WIMBLEDON, England (AP) - Swedish star Jonas Bjorkman will retire in October, ending a career in which he reached a No. 4 ranking and won nine Grand Slam doubles titles, including three straight at Wimbledon.
Bjorkman announced his decision just hours before play began Monday at Wimbledon, where he won doubles titles from 2002-04 and reached the singles semifinals — at age 34 — in 2006.
After trips to the Beijing Olympics and the U.S. Open in August, the Swede plans to bid farewell to tennis on home soil at the Stockholm Open.
"Wimbledon has a special place in my heart and I knew it was the right time to do it here," Bjorkman told The Associated Press. "I feel I'm at the stage where maybe I don't have a desire.

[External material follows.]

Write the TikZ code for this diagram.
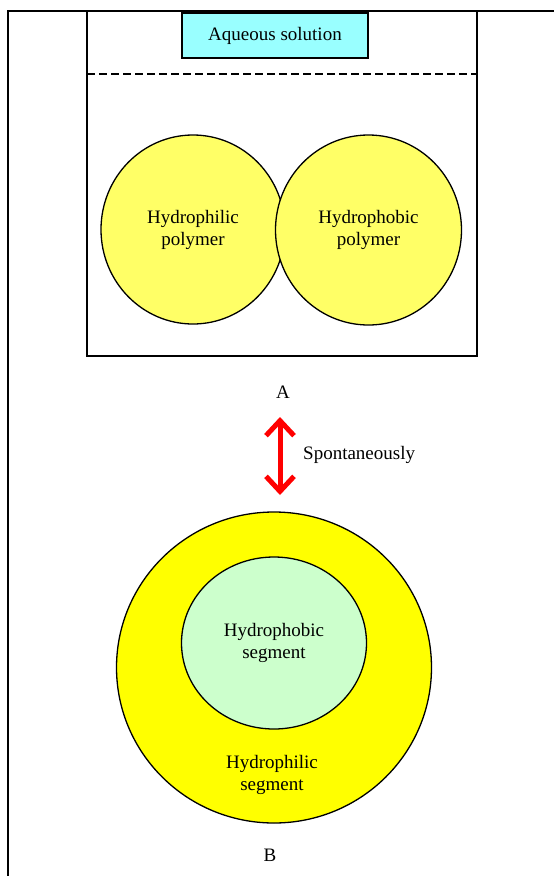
\documentclass[tikz,border=0pt]{standalone}
\usepackage{fontspec}
\setmainfont{Liberation Serif}
\usetikzlibrary{arrows.meta,shapes.geometric}
\definecolor{aqua}{HTML}{99FFFF}
\definecolor{lightyel}{HTML}{FFFF66}
\definecolor{brightyel}{HTML}{FFFF00}
\definecolor{mint}{HTML}{CCFFCC}
\tikzset{rbarb/.tip={Straight Barb[length=15pt, width=28pt]}}
\begin{document}
\begin{tikzpicture}[x=1pt,y=-1pt,
  font=\fontsize{19}{22}\selectfont,
  frame/.style={draw, line width=1.5pt, inner sep=0pt},
  blob/.style={ellipse, draw, line width=1.3pt, inner sep=0pt, align=center},
  lbl/.style={align=center, inner sep=0pt}]
\useasboundingbox (0,0) rectangle (554,876);
% outer frame
\coordinate (fb) at (8,876);
\coordinate (fc) at (8,11);
\coordinate (fr) at (554,11);
\draw[line width=1.5pt] (fb) -- (fc) -- (fr);
% container
\node[frame, minimum width=390pt, minimum height=345pt] (box) at (282,183.5) {};
\node[frame, fill=aqua, minimum width=186pt, minimum height=45pt] (aq) at (275,35.5) {Aqueous solution};
\coordinate (dl) at (87,74);
\coordinate (dr) at (477,74);
\draw[line width=2.5pt, dash pattern=on 8pt off 4pt] (dl) -- (dr);
% polymers
\node[blob, fill=lightyel, minimum width=184pt, minimum height=189pt] (phil) at (193,229.5) {Hydrophilic\\polymer};
\node[blob, fill=lightyel, minimum width=186pt, minimum height=190pt] (phob) at (368.5,230) {Hydrophobic\\polymer};
\node (A) at (283,392) {A};
% arrow
\coordinate (at) at (280,417);
\coordinate (ab) at (280,495);
\draw[red, line width=5pt, rbarb-rbarb] (at) -- (ab);
\node[anchor=west, inner sep=0pt] (sp) at (303,455) {Spontaneously};
% micelle
\node[blob, fill=brightyel, minimum width=315pt, minimum height=311pt] (outer) at (274,667.5) {};
\node[blob, fill=mint, minimum width=185pt, minimum height=172pt] (core) at (274,643) {Hydrophobic\\segment};
\node[lbl] (philseg) at (272,775) {Hydrophilic\\segment};
\node (B) at (270,855) {B};
\end{tikzpicture}
\end{document}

"Maybe I've lost the competitive edge a bit. When it comes to after matches it didn't hurt as much. ... It should be a hurting when you lose."

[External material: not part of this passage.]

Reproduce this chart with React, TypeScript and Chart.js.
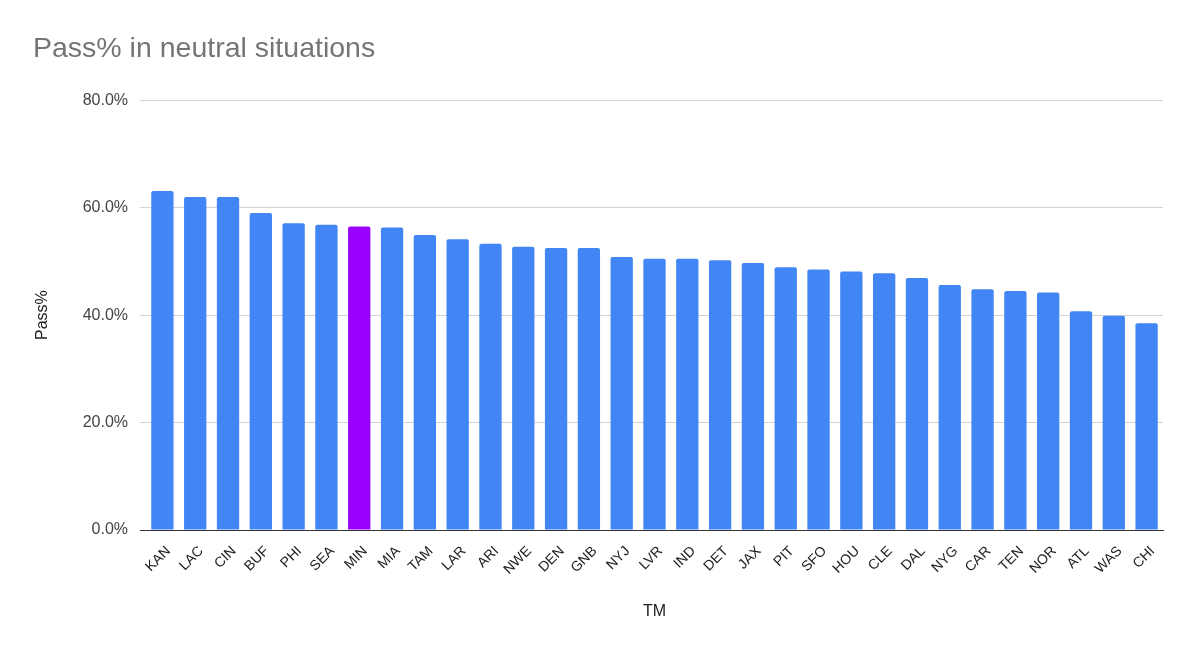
import React, { useEffect, useRef } from "react";
import { Chart, registerables } from "chart.js";

Chart.register(...registerables);

const teams = ["KAN","LAC","CIN","BUF","PHI","SEA","MIN","MIA","TAM","LAR","ARI","NWE","DEN","GNB","NYJ","LVR","IND","DET","JAX","PIT","SFO","HOU","CLE","DAL","NYG","CAR","TEN","NOR","ATL","WAS","CHI"];
const passPct = [63.1,62.0,62.0,59.0,57.1,56.8,56.5,56.3,54.9,54.1,53.3,52.7,52.5,52.5,50.8,50.5,50.5,50.2,49.7,48.9,48.5,48.1,47.8,46.9,45.6,44.8,44.5,44.2,40.7,39.9,38.5];
const highlightTeam = "MIN";
const yTicks = [0, 20, 40, 60, 80];

const BLUE = "#4285F4";
const PURPLE = "#9900FF";
const FONT = "Liberation Sans, Arial, sans-serif";

export default function App() {
  const ref = useRef<HTMLCanvasElement>(null);
  useEffect(() => {
    const canvas = ref.current!;
    const chart = new Chart(canvas, {
      type: "bar",
      data: {
        labels: teams,
        datasets: [
          {
            label: "Pass%",
            data: passPct,
            backgroundColor: teams.map((t) => (t === highlightTeam ? PURPLE : BLUE)),
            borderRadius: { topLeft: 2, topRight: 2, bottomLeft: 0, bottomRight: 0 },
            borderSkipped: "bottom",
            barPercentage: 0.68,
            categoryPercentage: 1,
          },
        ],
      },
      options: {
        animation: false,
        responsive: false,
        layout: { padding: { left: 33, right: 37, top: 0, bottom: 34 } },
        plugins: {
          legend: { display: false },
          tooltip: { enabled: false },
          title: {
            display: true,
            text: "Pass% in neutral situations",
            align: "start",
            color: "#757575",
            font: { family: FONT, size: 28.5, weight: "normal" },
            padding: { top: 32, bottom: 34 },
          },
        },
        scales: {
          x: {
            type: "category",
            grid: { display: false },
            border: { display: true, color: "#333333", width: 1 },
            ticks: {
              color: "#222222",
              font: { family: FONT, size: 14 },
              minRotation: 45,
              maxRotation: 45,
              autoSkip: false,
              padding: 5,
              labelOffset: 6,
            },
            title: {
              display: true,
              text: "TM",
              color: "#222222",
              font: { family: FONT, size: 16 },
              padding: { top: 0, bottom: 0 },
            },
            afterFit: (scale: any) => {
              scale.height = 91;
            },
          },
          y: {
            min: 0,
            max: 80,
            afterBuildTicks: (scale: any) => {
              scale.ticks = yTicks.map((v) => ({ value: v }));
            },
            ticks: {
              color: "#444444",
              font: { family: FONT, size: 16 },
              padding: 12,
              callback: (v: any) => Number(v).toFixed(1) + "%",
            },
            grid: {
              color: (ctx: any) => (ctx.tick && ctx.tick.value === 0 ? "#333333" : "#d3d3d3"),
              tickLength: 6,
              drawTicks: true,
            },
            border: { display: false },
            title: {
              display: true,
              text: "Pass%",
              color: "#222222",
              font: { family: FONT, size: 16 },
              padding: { top: 0, bottom: 0 },
            },
            afterFit: (scale: any) => {
              scale.width = 113;
            },
          },
        },
      },
    });
    return () => chart.destroy();
  }, []);
  return (
    <div style={{ position: "fixed", left: 0, top: 0, width: 1200, height: 655, background: "#fff" }}>
      <canvas ref={ref} width={1200} height={655} style={{ display: "block" }} />
    </div>
  );
}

Bjorkman reached a career-high No. 4 in singles and No. 1 in doubles. He played his first Grand Slam tournament at the 1993 U.S. Open and twice reached the semifinals at majors: at the U.S. Open in 1997 and at Wimbledon in '06, when he took only four games from eventual champion Roger Federer.
"The semifinal two years ago is something I will always remember," he said as he walked through the All England Club. "I didn't really expect it at the age of 34, but I enjoyed it more because you're much more relaxed as you get older."
Bjorkman begins his 15th Wimbledon campaign on Tuesday in a singles match against Frenchman Arnaud Clement.
"I've been hitting the ball and had good preparation, but I have tough opposition in Clement," Bjorkman said.
He likes his chances better in doubles.
In the first round, he and Kevin Ullyett face Australians Paul Hanley and Todd Perry.
"Doubles is a potential," he said. "And I'll do everything I can to hopefully get another trophy."
After that, Bjorkman, who also played on Sweden's Davis Cup winning teams of 1994, '97 and '98, wants to spend more time with his children — Max, 5, and 5-month-old Bianca.
"It's time to be a full-time dad and spend time with the family," he said. "Half of my life has been a professional player so it's a good stage in my career to call it quits."